Japanese Prime Minister Taro Aso's Cabinet members on Tuesday approved a plan to revise the industrial revitalization law, laying the groundwork for a program to publicly support companies finding it difficult to raise funds amid the global economic crisis.
Should the law be revised, the government-backed Japan Finance Corporation will be able to compensate a large portion of losses banks may incur after providing loans or investing in ailing companies outside the financial sector.
The government will set aside about 1.5 trillion yen for the emergency program, which will run through March 31, 2010.
By creating such a guarantee program, the government is hoping to make it easier for banks to finance firms that have trouble raising capital in the wake of the crisis.
Under the program, the state-owned financial institution would likely compensate between 50 per cent and 80 per cent of possible losses on loans or investments by the Development Bank of Japan or commercial banks, according to the Ministry of Economy, Trade and Industry.

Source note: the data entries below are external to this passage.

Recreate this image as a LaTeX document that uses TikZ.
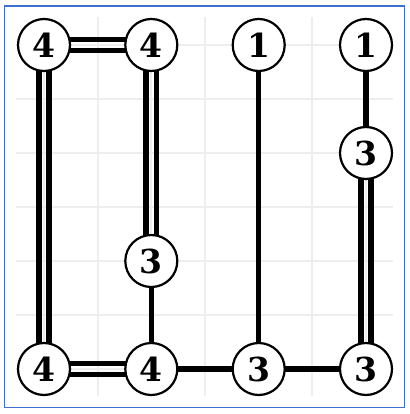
\documentclass[tikz,border=0pt]{standalone}
\usepackage{fontspec}
\setmainfont{DejaVu Serif}
\usetikzlibrary{backgrounds}
\definecolor{gridgray}{HTML}{EEEEEE}
\definecolor{frameblue}{HTML}{3F6FCF}
\tikzset{
  island/.style={circle, draw=black, line width=2.2pt, fill=white, minimum size=52pt, inner sep=0pt,
    font=\fontsize{33}{33}\selectfont\bfseries},
  bridge/.style={line width=5.5pt, draw=black},
  gridline/.style={line width=2pt, draw=gridgray},
}
\begin{document}
\begin{tikzpicture}[x=1pt,y=-1pt]
\useasboundingbox (0,0) rectangle (409,414);
% islands
\node[island] (a1) at (44,45) {4};
\node[island] (a2) at (151.3,45) {4};
\node[island] (a3) at (258.7,45) {1};
\node[island] (a4) at (366,45) {1};
\node[island] (b4) at (366,153) {3};
\node[island] (c2) at (151.3,261) {3};
\node[island] (d1) at (44,369) {4};
\node[island] (d2) at (151.3,369) {4};
\node[island] (d3) at (258.7,369) {3};
\node[island] (d4) at (366,369) {3};
\begin{pgfonlayer}{background}
  \draw[frameblue, line width=1.2pt] (4.5,6) rectangle (404.5,407.5);
  % grid
  \foreach \k in {0,...,6} {
    \draw[gridline] (44+53.67*\k,17) -- (44+53.67*\k,396);
    \draw[gridline] (16,45+54*\k) -- (393,45+54*\k);
  }
  % double bridges
  \draw[bridge] ([yshift=-5.3pt]a1.center) -- ([yshift=-5.3pt]a2.center);
  \draw[bridge] ([yshift=5.3pt]a1.center) -- ([yshift=5.3pt]a2.center);
  \draw[bridge] ([yshift=-5.3pt]d1.center) -- ([yshift=-5.3pt]d2.center);
  \draw[bridge] ([yshift=5.3pt]d1.center) -- ([yshift=5.3pt]d2.center);
  \draw[bridge] ([xshift=-5.2pt]a1.center) -- ([xshift=-5.2pt]d1.center);
  \draw[bridge] ([xshift=5.2pt]a1.center) -- ([xshift=5.2pt]d1.center);
  \draw[bridge] ([xshift=-5.2pt]a2.center) -- ([xshift=-5.2pt]c2.center);
  \draw[bridge] ([xshift=5.2pt]a2.center) -- ([xshift=5.2pt]c2.center);
  \draw[bridge] ([xshift=-5.2pt]b4.center) -- ([xshift=-5.2pt]d4.center);
  \draw[bridge] ([xshift=5.2pt]b4.center) -- ([xshift=5.2pt]d4.center);
  % single bridges
  \draw[bridge] (c2.center) -- (d2.center);
  \draw[bridge] (d2.center) -- (d3.center);
  \draw[bridge] (d3.center) -- (d4.center);
  \draw[bridge] (a3.center) -- (d3.center);
  \draw[bridge] (a4.center) -- (b4.center);
\end{pgfonlayer}
\end{tikzpicture}
\end{document}
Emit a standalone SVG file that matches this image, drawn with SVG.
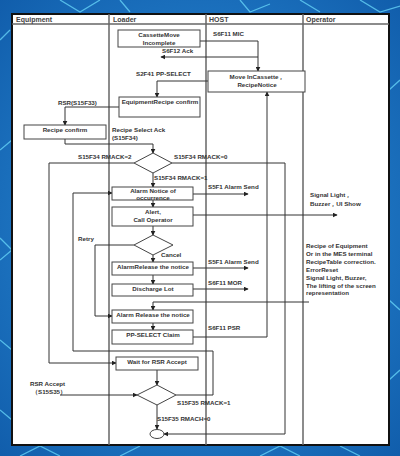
<svg xmlns="http://www.w3.org/2000/svg" width="400" height="456" viewBox="0 0 400 456">
<defs>
<radialGradient id="bg" cx="0.5" cy="0.5" r="0.75">
<stop offset="0" stop-color="#2f95e0"/>
<stop offset="1" stop-color="#0f5aa8"/>
</radialGradient>
<marker id="ar" viewBox="0 0 8 8" refX="7" refY="4" markerWidth="5" markerHeight="5" orient="auto" markerUnits="userSpaceOnUse">
<path d="M0,0 L8,4 L0,8 z" fill="#222"/>
</marker>
<style>
.t{font-family:"Liberation Sans",Arial,sans-serif;font-size:6.2px;font-weight:bold;fill:#333}
.h{font-family:"Liberation Sans",Arial,sans-serif;font-size:7px;font-weight:bold;fill:#444}
.c{text-anchor:middle}
.box{fill:#fff;stroke:#444;stroke-width:1}
.ln{fill:none;stroke:#333;stroke-width:1;marker-end:url(#ar)}
.lane{stroke:#666;stroke-width:1.5}
.deco{fill:none;stroke:#6fe0ff;stroke-width:1.3;opacity:0.7}
</style>
</defs>
<rect width="400" height="456" fill="url(#bg)"/>
<g id="background-pattern">
<path class="deco" d="M0,40 L10,30 M60,0 L80,12 L100,0 M120,0 L130,12 M240,0 L250,12 L270,4 M300,0 L320,12 M360,0 L380,12 L400,6"/>
<path class="deco" d="M0,150 L12,140 M0,260 L12,250 L0,238 M0,340 L12,350 M0,410 L12,420"/>
<path class="deco" d="M389,90 L400,80 M389,300 L400,310 M389,380 L400,370"/>
<path class="deco" d="M20,456 L40,446 L60,456 M120,456 L140,446 M260,456 L280,446 L300,456 M340,446 L360,456"/>
</g>
<rect x="12" y="14" width="377" height="431" fill="#fff" stroke="#111" stroke-width="2"/>
<g id="lanes">
<line x1="12" y1="24" x2="389" y2="24" stroke="#666" stroke-width="1.5"/>
<line class="lane" x1="109" y1="14" x2="109" y2="445"/>
<line class="lane" x1="206" y1="14" x2="206" y2="445"/>
<line class="lane" x1="303" y1="14" x2="303" y2="445"/>
<text class="h" x="16" y="22">Equipment</text>
<text class="h" x="113" y="22">Loader</text>
<text class="h" x="209" y="22">HOST</text>
<text class="h" x="306" y="22">Operator</text>
</g>
<g id="connectors">
<path class="ln" d="M200,41 H258 V71"/>
<path class="ln" d="M258,57 H161"/>
<path class="ln" d="M208,81 H157 V97"/>
<path class="ln" d="M119,107 H65 V125"/>
<path class="ln" d="M65,139 V144 H153 V153"/>
<path class="ln" d="M134,163 H49 V363 H116"/>
<path class="ln" d="M172,163 H285 V434 H164"/>
<path class="ln" d="M153,173 V187"/>
<path class="ln" d="M193,194 H248"/>
<path class="ln" d="M153,200 V207"/>
<path class="ln" d="M193,215 H337"/>
<path class="ln" d="M153,226 V235"/>
<path class="ln" d="M134,245 H95 V316 H112"/>
<path class="ln" d="M153,255 V262"/>
<path class="ln" d="M193,268 H248"/>
<path class="ln" d="M153,275 V284"/>
<path class="ln" d="M193,289 H248"/>
<path class="ln" d="M309,302 H153 V310"/>
<path class="ln" d="M153,323 V330"/>
<path class="ln" d="M193,337 H267 V92"/>
<path class="ln" d="M176,395 H213 V351 H73 V193 H112"/>
<path class="ln" d="M157,370 V385"/>
<path class="ln" d="M60,395 H137"/>
<path class="ln" d="M157,405 V429"/>
</g>
<g id="connector-labels">
<text class="t" x="213" y="36">S6F11 MIC</text>
<text class="t" x="162" y="53">S6F12 Ack</text>
<text class="t" x="136" y="76">S2F41 PP-SELECT</text>
<text class="t" x="58" y="105">RSR(S15F33)</text>
<text class="t" x="112" y="132">Recipe Select Ack</text>
<text class="t" x="112" y="140">(S15F34)</text>
<text class="t" x="78" y="159">S15F34 RMACK=2</text>
<text class="t" x="174" y="159">S15F34 RMACK=0</text>
<text class="t" x="154" y="180">S15F34 RMACK=1</text>
<text class="t" x="208" y="189">S5F1 Alarm Send</text>
<text class="t" x="310" y="197">Signal Light，</text>
<text class="t" x="310" y="206">Buzzer，UI Show</text>
<text class="t" x="78" y="241">Retry</text>
<text class="t" x="161" y="257">Cancel</text>
<text class="t" x="208" y="264">S5F1 Alarm Send</text>
<text class="t" x="208" y="285">S6F11 MOR</text>
<text class="t" x="306" y="248">Recipe of Equipment</text>
<text class="t" x="306" y="256">Or in the MES terminal</text>
<text class="t" x="306" y="264">RecipeTable correction.</text>
<text class="t" x="306" y="272">ErrorReset</text>
<text class="t" x="306" y="280">Signal Light, Buzzer,</text>
<text class="t" x="306" y="288">The lifting of the screen</text>
<text class="t" x="306" y="295">representation</text>
<text class="t" x="208" y="330">S6F11 PSR</text>
<text class="t" x="30" y="386">RSR Accept</text>
<text class="t" x="32" y="394">（S15S35）</text>
<text class="t" x="177" y="405">S15F35 RMACK=1</text>
<text class="t" x="157" y="421">S15F35 RMACH=0</text>
</g>
<g id="n-cassette"><rect class="box" x="118" y="30" width="82" height="17"/><text class="t c" x="159" y="37">CassetteMove</text><text class="t c" x="159" y="45">Incomplete</text></g>
<g id="n-movein"><rect class="box" x="208" y="71" width="97" height="21"/><text class="t c" x="257" y="79">Move InCassette，</text><text class="t c" x="257" y="87">RecipeNotice</text></g>
<g id="n-eqrecipe"><rect class="box" x="119" y="97" width="81" height="20"/><text class="t c" x="160" y="104">EquipmentRecipe confirm</text></g>
<g id="n-recipeconfirm"><rect class="box" x="24" y="125" width="82" height="14"/><text class="t c" x="65" y="132">Recipe confirm</text></g>
<g id="n-d1"><polygon class="box" points="153,153 172,163 153,173 134,163"/></g>
<g id="n-alarmnotice"><rect class="box" x="112" y="187" width="81" height="13"/><text class="t c" x="153" y="193">Alarm Notice of</text><text class="t c" x="153" y="200">occurrence</text></g>
<g id="n-alert"><rect class="box" x="112" y="207" width="81" height="19"/><text class="t c" x="153" y="214">Alert,</text><text class="t c" x="153" y="222">Call Operator</text></g>
<g id="n-d2"><polygon class="box" points="153,235 173,245 153,255 134,245"/></g>
<g id="n-release1"><rect class="box" x="112" y="262" width="81" height="13"/><text class="t c" x="153" y="269">AlarmRelease the notice</text></g>
<g id="n-discharge"><rect class="box" x="112" y="284" width="81" height="12"/><text class="t c" x="153" y="291">Discharge Lot</text></g>
<g id="n-release2"><rect class="box" x="112" y="310" width="81" height="13"/><text class="t c" x="153" y="317">Alarm Release the notice</text></g>
<g id="n-ppselect"><rect class="box" x="112" y="330" width="81" height="14"/><text class="t c" x="153" y="337">PP-SELECT Claim</text></g>
<g id="n-wait"><rect class="box" x="116" y="357" width="82" height="13"/><text class="t c" x="157" y="364">Wait for RSR Accept</text></g>
<g id="n-d3"><polygon class="box" points="157,385 176,395 157,405 137,395"/></g>
<g id="n-end"><ellipse class="box" cx="157" cy="434" rx="7" ry="4.5"/></g>
</svg>
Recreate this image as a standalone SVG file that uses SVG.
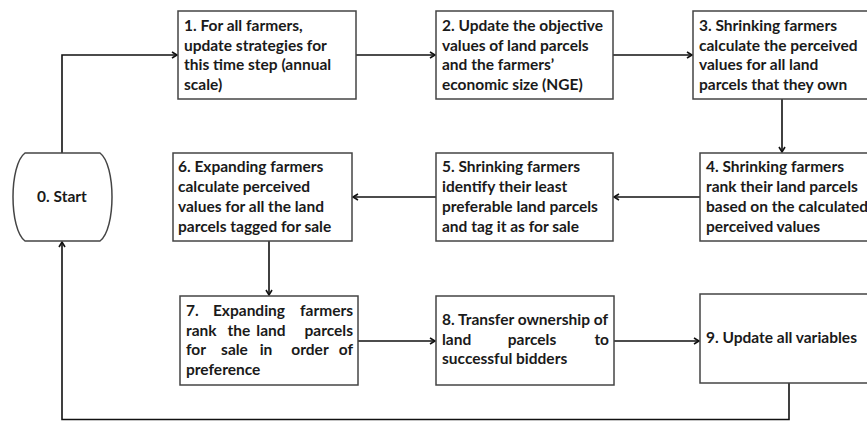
<svg xmlns="http://www.w3.org/2000/svg" width="867" height="421" viewBox="0 0 867 421">
<style>
.box{fill:#fff;stroke:#444;stroke-width:1.5}
.t{font-family:Lato,"Open Sans",sans-serif;font-weight:700;font-size:15.5px;fill:#1a1a1a}
.m{text-anchor:middle}
.e{text-anchor:end}
.c{fill:none;stroke:#111;stroke-width:1.6}
</style>
<defs>
<marker id="ah" markerWidth="8" markerHeight="8" refX="6" refY="4" orient="auto" markerUnits="userSpaceOnUse">
<path d="M1,1 L6,4 L1,7" fill="none" stroke="#111" stroke-width="1.6"/>
</marker>
</defs>
<rect width="867" height="421" fill="#fff"/>
<g id="connectors">
<path class="c" d="M62,153 V55 H177" marker-end="url(#ah)"/>
<path class="c" d="M356,55 H435" marker-end="url(#ah)"/>
<path class="c" d="M613,55 H692" marker-end="url(#ah)"/>
<path class="c" d="M782,99 V152" marker-end="url(#ah)"/>
<path class="c" d="M700,197 H614" marker-end="url(#ah)"/>
<path class="c" d="M436,197 H353" marker-end="url(#ah)"/>
<path class="c" d="M269,241 V295" marker-end="url(#ah)"/>
<path class="c" d="M358,341 H435" marker-end="url(#ah)"/>
<path class="c" d="M614,341 H699" marker-end="url(#ah)"/>
<path class="c" d="M789,383 V419.5 H62 V242" marker-end="url(#ah)"/>
</g>
<g id="n0">
<path class="box" d="M25,153 H100 C116,165 116,229 100,241 H25 C9,229 9,165 25,153 Z"/>
<text class="t m" x="62" y="202">0. Start</text>
</g>
<g id="n1">
<rect class="box" x="178" y="11" width="178" height="88"/>
<text class="t"><tspan x="184" y="31">1. For all farmers,</tspan><tspan x="184" y="50.5">update strategies for</tspan><tspan x="184" y="70">this time step (annual</tspan><tspan x="184" y="89.5">scale)</tspan></text>
</g>
<g id="n2">
<rect class="box" x="436" y="11" width="177" height="88"/>
<text class="t"><tspan x="442" y="31">2. Update the objective</tspan><tspan x="442" y="50.5">values of land parcels</tspan><tspan x="442" y="70">and the farmers’</tspan><tspan x="442" y="89.5">economic size (NGE)</tspan></text>
</g>
<g id="n3">
<rect class="box" x="693" y="11" width="180" height="88"/>
<text class="t"><tspan x="699" y="31">3. Shrinking farmers</tspan><tspan x="699" y="50.5">calculate the perceived</tspan><tspan x="699" y="70">values for all land</tspan><tspan x="699" y="89.5">parcels that they own</tspan></text>
</g>
<g id="n4">
<rect class="box" x="700" y="153" width="180" height="88"/>
<text class="t"><tspan x="706" y="172">4. Shrinking farmers</tspan><tspan x="706" y="192">rank their land parcels</tspan><tspan x="706" y="212">based on the calculated</tspan><tspan x="706" y="232">perceived values</tspan></text>
</g>
<g id="n5">
<rect class="box" x="436" y="153" width="177" height="88"/>
<text class="t"><tspan x="442" y="172">5. Shrinking farmers</tspan><tspan x="442" y="192">identify their least</tspan><tspan x="442" y="212">preferable land parcels</tspan><tspan x="442" y="232">and tag it as for sale</tspan></text>
</g>
<g id="n6">
<rect class="box" x="173" y="153" width="179" height="88"/>
<text class="t"><tspan x="178" y="172">6. Expanding farmers</tspan><tspan x="178" y="192">calculate perceived</tspan><tspan x="178" y="212">values for all the land</tspan><tspan x="178" y="232">parcels tagged for sale</tspan></text>
</g>
<g id="n7">
<rect class="box" x="180" y="296" width="178" height="89"/>
<text class="t" x="186" y="316">7.</text>
<text class="t m" x="249" y="316">Expanding</text>
<text class="t e" x="353" y="316">farmers</text>
<text class="t" x="186" y="335.5">rank</text>
<text class="t m" x="239" y="335.5">the</text>
<text class="t m" x="271" y="335.5">land</text>
<text class="t e" x="353" y="335.5">parcels</text>
<text class="t" x="186" y="355">for</text>
<text class="t m" x="234.5" y="355">sale</text>
<text class="t m" x="266" y="355">in</text>
<text class="t m" x="310" y="355">order</text>
<text class="t e" x="353" y="355">of</text>
<text class="t" x="186" y="374.5">preference</text>
</g>
<g id="n8">
<rect class="box" x="436" y="296" width="178" height="89"/>
<text class="t" x="442" y="325">8. Transfer ownership of</text>
<text class="t" x="442" y="345">land</text>
<text class="t m" x="532" y="345">parcels</text>
<text class="t e" x="609" y="345">to</text>
<text class="t" x="442" y="364">successful bidders</text>
</g>
<g id="n9">
<rect class="box" x="700" y="294" width="180" height="89"/>
<text class="t" x="706" y="343">9. Update all variables</text>
</g>
</svg>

The government-affiliated development bank or other banks, which could also join in the initiative, will use their own money to buy shares in companies that have been approved by the ministry as needing special assistance, based on criteria of the industrial revitalization law.
Companies that would be eligible for the special program would only be those having growth potential, a great impact on the job market and deep ties to regional economies, according to the ministry.
The program, therefore, is mainly targeting big companies, ministry officials said.